Posted by:
j3nnay
at Wed Nov 4 21:29:12 2009 [ Email Message ] [ Show All Posts by j3nnay ]
Cage temps on a cool day like today are around 80 on the cool half, 90 ish on the warm half, and the top piece of wood itself ends up being a little over 130. When he settles down to bask, his back ends up being about 6 inches away from the light, and I've tempgunned him at 145 -150 a couple times. There's a reason I leave it so high, though.
The only time he really basks directly under the light is for about 10 minutes immediately after eating rodents, and then he'll wedge himself into a hidey hole in the top of the stack under the light. After a few months of "is his stack too close to the light" and tracking where he was spending his time, he seems to prefer being able to hide at that height/temperature, rather than bask at a similar height and temp. Even when he was kept with a red light at a similar temp, he preferred being hidden and warm to basking and warm.

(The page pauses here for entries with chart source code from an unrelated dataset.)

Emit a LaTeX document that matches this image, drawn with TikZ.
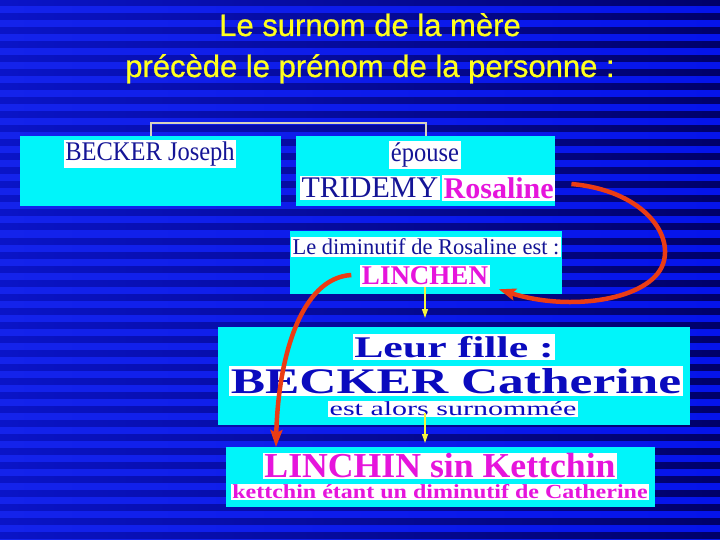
\documentclass[tikz,border=0pt]{standalone}
\usepackage{fontspec}
\setmainfont{Liberation Serif}
\newfontfamily\titlefont[FakeBold=0.8]{Liberation Sans}
\usetikzlibrary{arrows.meta}
\definecolor{cyanbox}{RGB}{0,245,250}
\definecolor{navytxt}{RGB}{20,20,150}
\definecolor{widenavy}{RGB}{10,10,190}
\definecolor{magtxt}{RGB}{230,20,220}
\definecolor{titleyel}{RGB}{255,255,30}
\definecolor{arrred}{RGB}{235,60,20}
\definecolor{bgA}{RGB}{20,35,235}
\definecolor{bgB}{RGB}{5,20,235}
\definecolor{stA}{RGB}{10,20,200}
\definecolor{stB}{RGB}{0,0,105}
\definecolor{brk}{RGB}{215,210,190}
\definecolor{yel}{RGB}{245,245,60}
\newcommand{\fs}[1]{\fontsize{#1}{#1}\selectfont}
\begin{document}
\begin{tikzpicture}[x=1pt,y=-1pt,
  box/.style={fill=cyanbox, draw=none, inner sep=0pt, anchor=north west},
  hl/.style={fill=white, inner xsep=1.5pt, inner ysep=2pt},
  titletxt/.style={text=titleyel, font=\titlefont\fs{31}, anchor=base, inner sep=0pt},
  bracket/.style={draw=brk, line width=2pt},
  yarrow/.style={draw=yel, line width=1.2pt, -{Triangle[length=9pt,width=6pt]}},
  rarrow/.style={draw=arrred, line width=4.5pt, -{Stealth[length=17pt,width=12pt,inset=3pt]}}
]
\useasboundingbox (0,0) rectangle (720,540);
% background
\fill[left color=bgA, right color=bgB] (0,0) rectangle (720,540);
\foreach \y in {0,14,...,532} {
  \fill[left color=stA, right color=stB] (0,\y) rectangle (720,\y+6);
}
% title
\node[titletxt] (t1) at (370,36) {Le surnom de la mère};
\node[titletxt] (t2) at (370,77) {précède le prénom de la personne :};
% boxes
\node[box, minimum width=261pt, minimum height=70pt] (josephbox) at (20,136) {};
\node[box, minimum width=259pt, minimum height=70pt] (epousebox) at (296,136) {};
\node[box, minimum width=272pt, minimum height=63pt] (dimbox) at (290,231) {};
\node[box, minimum width=472pt, minimum height=98pt] (fillebox) at (218,327) {};
\node[box, minimum width=429pt, minimum height=60pt] (linchinbox) at (226,447) {};
% texts
\node[hl, text=navytxt, font=\fs{24.5}] (joseph) at (150,154) {\scalebox{1}[1.1]{BECKER Joseph}};
\node[hl, text=navytxt, font=\fs{24.5}] (epouse) at (425,155) {\scalebox{1}[1.1]{épouse}};
\node[hl, text=navytxt, font=\fs{30}, anchor=east] (tridemy) at (440,188) {TRIDEMY};
\node[hl, text=magtxt, font=\bfseries\fs{30}, anchor=west] (rosaline) at (442,188) {Rosaline};
\node[hl, text=navytxt, font=\fs{22.5}] (dimtxt) at (426,247) {Le diminutif de Rosaline est :};
\node[hl, text=magtxt, font=\bfseries\fs{27}] (linchen) at (425,276) {LINCHEN};
\node[hl, text=widenavy, font=\bfseries\fs{30}] (leur) at (454,347) {\scalebox{1.46}[1]{Leur fille :}};
\node[hl, text=widenavy, font=\bfseries\fs{36}] (catherine) at (456,381) {\scalebox{1.43}[1]{BECKER Catherine}};
\node[hl, inner ysep=0.5pt, text=widenavy, font=\fs{20}] (estalors) at (453,409) {\scalebox{1.5}[1]{est alors surnommée}};
\node[hl, inner ysep=1pt, text=magtxt, font=\bfseries\fs{35}] (linchin) at (440,466) {\scalebox{1.02}[1]{LINCHIN sin Kettchin}};
\node[hl, inner ysep=0.5pt, text=magtxt, font=\bfseries\fs{20}] (ketttxt) at (440,492) {\scalebox{1.2}[1]{kettchin étant un diminutif de Catherine}};
% connectors
\draw[bracket] (josephbox.north) -- ++(0,-13) -| (epousebox.north);
\draw[yarrow, shorten >=9pt] (linchen.south) -- (linchen.south |- fillebox.north);
\draw[yarrow, shorten >=4pt, shorten <=-4pt] (estalors.south -| linchen.south) -- (linchinbox.north -| linchen.south);
\draw[rarrow] ([shift={(16,-4)}]rosaline.east) .. controls (640,190) and (674,232) .. (663,264)
  .. controls (650,300) and (570,312) .. ([shift={(9,2)}]linchen.south east);
\draw[rarrow] ([shift={(-9,-1)}]linchen.west) .. controls (300,278) and (278,360) .. ([xshift=50pt]linchinbox.north west);
\end{tikzpicture}
\end{document}
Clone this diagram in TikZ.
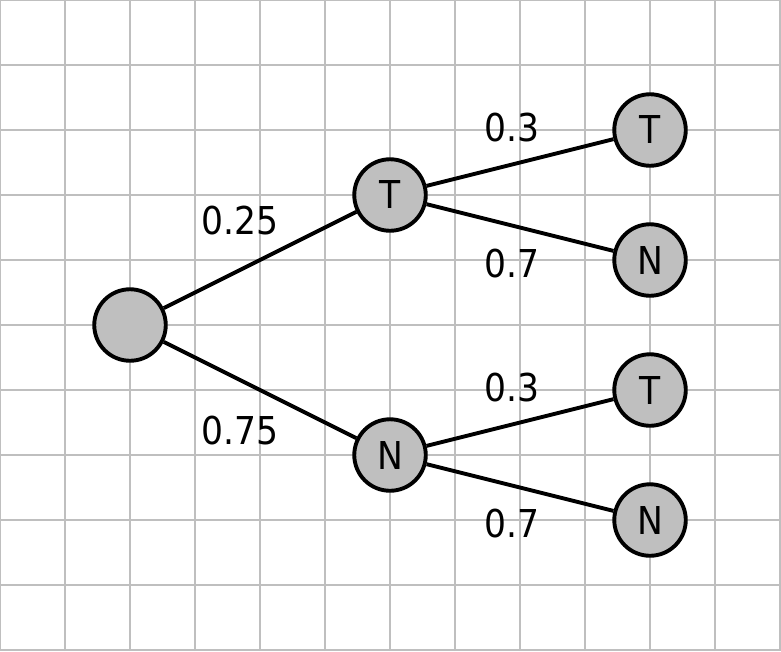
\documentclass[tikz,border=0pt]{standalone}
\usepackage{fontspec}
\setmainfont{DejaVu Sans Condensed}
\begin{document}
\begin{tikzpicture}[
  state/.style={circle,draw,line width=1.7pt,fill=black!25,minimum size=1.1cm,inner sep=0pt,font=\fontsize{16.8}{18}\selectfont},
  prob/.style={font=\fontsize{16.8}{18}\selectfont,inner sep=0pt},
  branch/.style={line width=1.7pt}]
  \useasboundingbox (0,-10.015) rectangle (12.015,0);
  \draw[black!25,line width=0.5pt] (0,-10.015) grid (12.015,0);
  \node[state] (root) at (2,-5) {};
  \node[state] (t) at (6,-3) {T};
  \node[state] (n) at (6,-7) {N};
  \node[state] (tt) at (10,-2) {T};
  \node[state] (tn) at (10,-4) {N};
  \node[state] (nt) at (10,-6) {T};
  \node[state] (nn) at (10,-8) {N};
  \draw[branch] (root)--(t);
  \draw[branch] (root)--(n);
  \draw[branch] (t)--(tt);
  \draw[branch] (t)--(tn);
  \draw[branch] (n)--(nt);
  \draw[branch] (n)--(nn);
  \node[prob] (pt) at (3.69,-3.40) {0.25};
  \node[prob] (pn) at (3.69,-6.63) {0.75};
  \node[prob] (ptt) at (7.87,-1.96) {0.3};
  \node[prob] (ptn) at (7.87,-4.05) {0.7};
  \node[prob] (pnt) at (7.87,-5.96) {0.3};
  \node[prob] (pnn) at (7.87,-8.05) {0.7};
\end{tikzpicture}
\end{document}
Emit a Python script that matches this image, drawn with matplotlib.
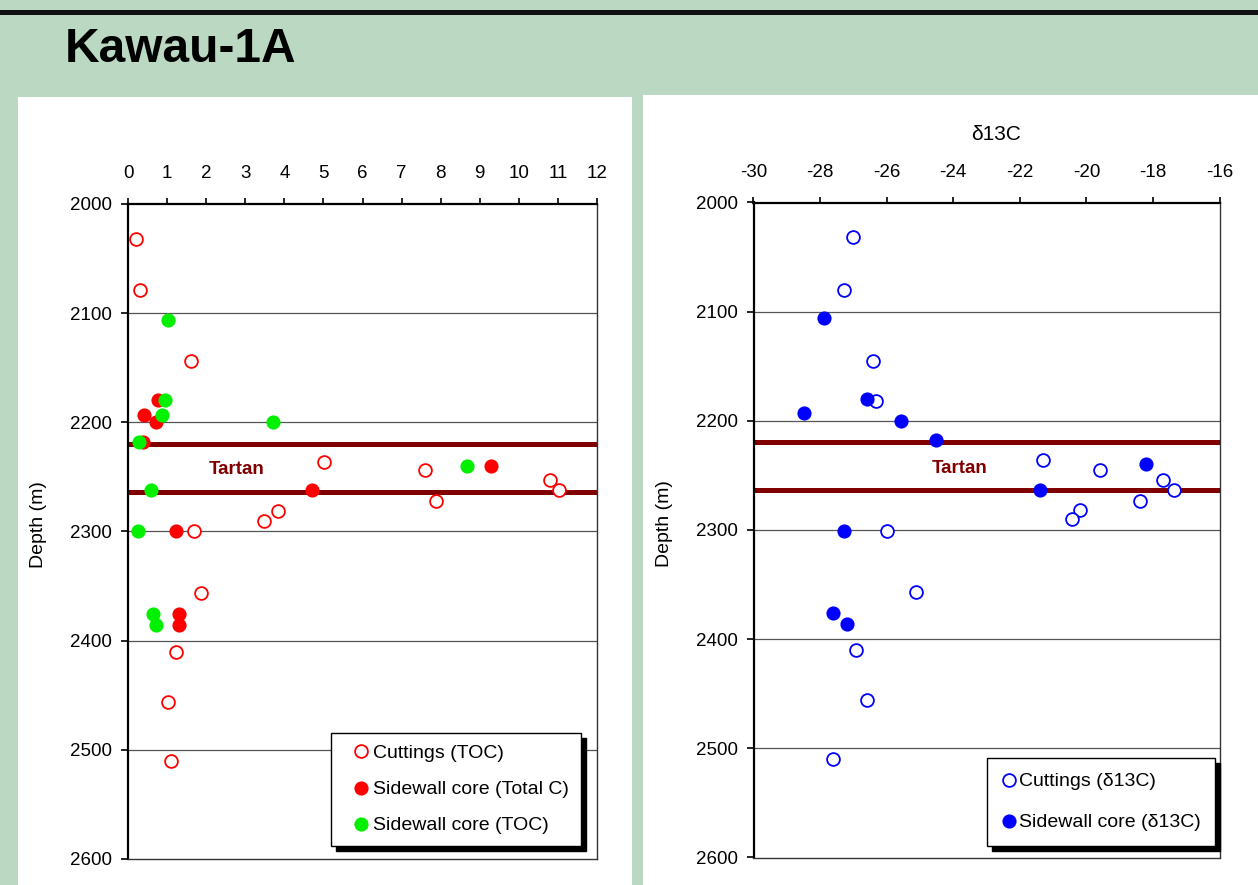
import matplotlib
matplotlib.use('Agg')
import matplotlib.pyplot as plt
from matplotlib.patches import Rectangle
from matplotlib.lines import Line2D

plt.rcParams['font.family'] = ['Liberation Sans', 'DejaVu Sans']
plt.rcParams['axes.unicode_minus'] = False

# depth ticks shared by both panels
depth_ticks = [2000, 2100, 2200, 2300, 2400, 2500, 2600]
tartan_top = 2219.5
tartan_base = 2263.5

# left panel: carbon content (%)
cut_toc = [0.20, 0.31, 1.61, 5.02, 7.60, 7.88, 10.79, 11.02, 3.83, 3.49, 1.70, 1.88, 1.22, 1.02, 1.10]
cut_toc_depth = [2032, 2079, 2144, 2236, 2244, 2272, 2253, 2262, 2281, 2290, 2300, 2356, 2410, 2456, 2510]
swc_totc = [0.78, 0.40, 0.71, 0.39, 9.30, 4.71, 1.23, 1.30, 1.30]
swc_totc_depth = [2180, 2193, 2200, 2218, 2240, 2262, 2300, 2376, 2386]
swc_toc = [1.03, 0.95, 0.86, 3.72, 0.28, 8.67, 0.59, 0.25, 0.63, 0.72]
swc_toc_depth = [2106, 2180, 2193, 2200, 2218, 2240, 2262, 2300, 2376, 2386]
left_xticks = list(range(0, 13))

# right panel: delta 13C
cut_d13c = [-27.00, -27.28, -26.41, -26.31, -21.29, -19.59, -17.70, -17.37, -18.39, -20.19, -20.42,
            -26.00, -25.12, -26.91, -26.60, -27.60]
cut_d13c_depth = [2032, 2080, 2145, 2182, 2236, 2245, 2254, 2263, 2273, 2282, 2290,
                  2301, 2357, 2410, 2456, 2510]
swc_d13c = [-27.88, -26.60, -28.47, -25.57, -24.52, -18.21, -21.38, -27.28, -27.60, -27.18]
swc_d13c_depth = [2106, 2180, 2193, 2200, 2218, 2240, 2263, 2301, 2376, 2386]
right_xticks = list(range(-30, -15, 2))

W, H = 1258, 885
bg = '#BBD8C2'
tartan_col = '#800000'
red, green, blue = '#FF0000', '#00F000', '#0000FF'

fig = plt.figure(figsize=(W / 100, H / 100), dpi=100, facecolor=bg)

# black rule at the top and white panels (behind the axes)
fig.patches.append(Rectangle((0, 1 - 15 / H), 1, 5.5 / H, transform=fig.transFigure,
                             facecolor='#111111', edgecolor='none', zorder=-5))
fig.patches.append(Rectangle((18 / W, 0), 614 / W, (H - 97) / H, transform=fig.transFigure,
                             facecolor='white', edgecolor='none', zorder=-5))
fig.patches.append(Rectangle((643 / W, 0), (W - 643) / W, (H - 95) / H, transform=fig.transFigure,
                             facecolor='white', edgecolor='none', zorder=-5))

fig.text(65 / W, 1 - 62 / H, 'Kawau-1A', fontsize=34.5, fontweight='bold', va='baseline')

axL = fig.add_axes([128 / W, 1 - 859 / H, 469 / W, 655 / H])
axR = fig.add_axes([753.5 / W, 1 - 857.5 / H, 466 / W, 655 / H])


def style(ax, xlim, xticks):
    ax.set_facecolor('white')
    ax.set_xlim(*xlim)
    ax.set_ylim(2600, 2000)
    ax.set_xticks(xticks)
    ax.set_yticks(depth_ticks)
    ax.xaxis.tick_top()
    ax.tick_params(axis='x', direction='out', length=4.5, width=1.2, pad=11, labelsize=13.5)
    ax.tick_params(axis='y', direction='out', length=4.8, width=1.2, pad=6.5, labelsize=13.5)
    for s in ['left', 'top']:
        ax.spines[s].set_linewidth(1.6)
    for s in ['right', 'bottom']:
        ax.spines[s].set_linewidth(1.0)
        ax.spines[s].set_color('#333333')
    for d in depth_ticks[1:-1]:
        ax.axhline(d, color='#555555', lw=0.9, zorder=1)
    ax.axhline(tartan_top, color=tartan_col, lw=3.6, zorder=2)
    ax.axhline(tartan_base, color=tartan_col, lw=3.6, zorder=2)
    ax.set_ylabel('Depth (m)', fontsize=14)
    ax.yaxis.set_label_coords(-0.172, 0.51)


style(axL, (0, 12), left_xticks)
style(axR, (-30, -16), right_xticks)

ms_open = 9.2
ms_fill = 10.2

axL.plot(cut_toc, cut_toc_depth, 'o', ms=ms_open, mfc='white', mec=red, mew=1.3, zorder=3)
axL.plot(swc_totc, swc_totc_depth, 'o', ms=ms_fill, mfc=red, mec=red, mew=0, zorder=4)
axL.plot(swc_toc, swc_toc_depth, 'o', ms=ms_fill, mfc=green, mec=green, mew=0, zorder=5)
axL.text(2.78, 2243, 'Tartan', ha='center', va='center', fontsize=13.5,
         fontweight='bold', color=tartan_col, zorder=6)

axR.plot(cut_d13c, cut_d13c_depth, 'o', ms=ms_open, mfc='white', mec=blue, mew=1.3, zorder=3)
axR.plot(swc_d13c, swc_d13c_depth, 'o', ms=ms_fill, mfc=blue, mec=blue, mew=0, zorder=4)
axR.text(-23.82, 2244, 'Tartan', ha='center', va='center', fontsize=13.5,
         fontweight='bold', color=tartan_col, zorder=6)
axR.set_xlabel('\u03b413C', fontsize=15)
axR.xaxis.set_label_position('top')
axR.xaxis.set_label_coords(0.52, 1.095)

shadow = {'color': 'black', 'alpha': 1, 'ox': 3.6, 'oy': -3.6}

hL = [Line2D([], [], ls='none', marker='o', ms=ms_open, mfc='white', mec=red, mew=1.3),
      Line2D([], [], ls='none', marker='o', ms=ms_fill, mfc=red, mec=red, mew=0),
      Line2D([], [], ls='none', marker='o', ms=ms_fill, mfc=green, mec=green, mew=0)]
legL = axL.legend(hL, ['Cuttings (TOC)', 'Sidewall core (Total C)', 'Sidewall core (TOC)'],
                  loc='upper left', bbox_to_anchor=(0.432, 0.193), borderaxespad=0,
                  fontsize=14, fancybox=False, edgecolor='black', framealpha=1,
                  borderpad=0.62, labelspacing=0.95, handlelength=1.86, handletextpad=-0.28,
                  shadow=shadow)
legL.get_frame().set_linewidth(1.0)
legL.set_zorder(10)

hR = [Line2D([], [], ls='none', marker='o', ms=ms_open, mfc='white', mec=blue, mew=1.3),
      Line2D([], [], ls='none', marker='o', ms=ms_fill, mfc=blue, mec=blue, mew=0)]
legR = axR.legend(hR, ['Cuttings (\u03b413C)', 'Sidewall core (\u03b413C)'],
                  loc='upper left', bbox_to_anchor=(0.5005, 0.1515), borderaxespad=0,
                  fontsize=14, fancybox=False, edgecolor='black', framealpha=1,
                  borderpad=0.75, labelspacing=1.2, handlelength=0.8, handletextpad=0.1,
                  shadow=shadow)
legR.get_frame().set_linewidth(1.0)
legR.set_zorder(10)

fig.savefig('out.png', dpi=100, facecolor=bg)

I know the bulb looks close but a lot of that's due to the angle. And it is closer than I'd recommend for someone who wasn't familiar with their lizard's habits. And if the cage hadn't been free, I wouldn't have a cage styled like this in the first place 
It's fun to invest the time in a functional and pretty cage. I've got a bunch of ball pythons I can breeze through in half an hour, but I end up cheerfully spending hours maintaining the big monitor cage.
Thanks!!
~jen ----- "We call them dumb animals, and so they are, for they cannot tell us how they feel, but they do not suffer less because they have no words."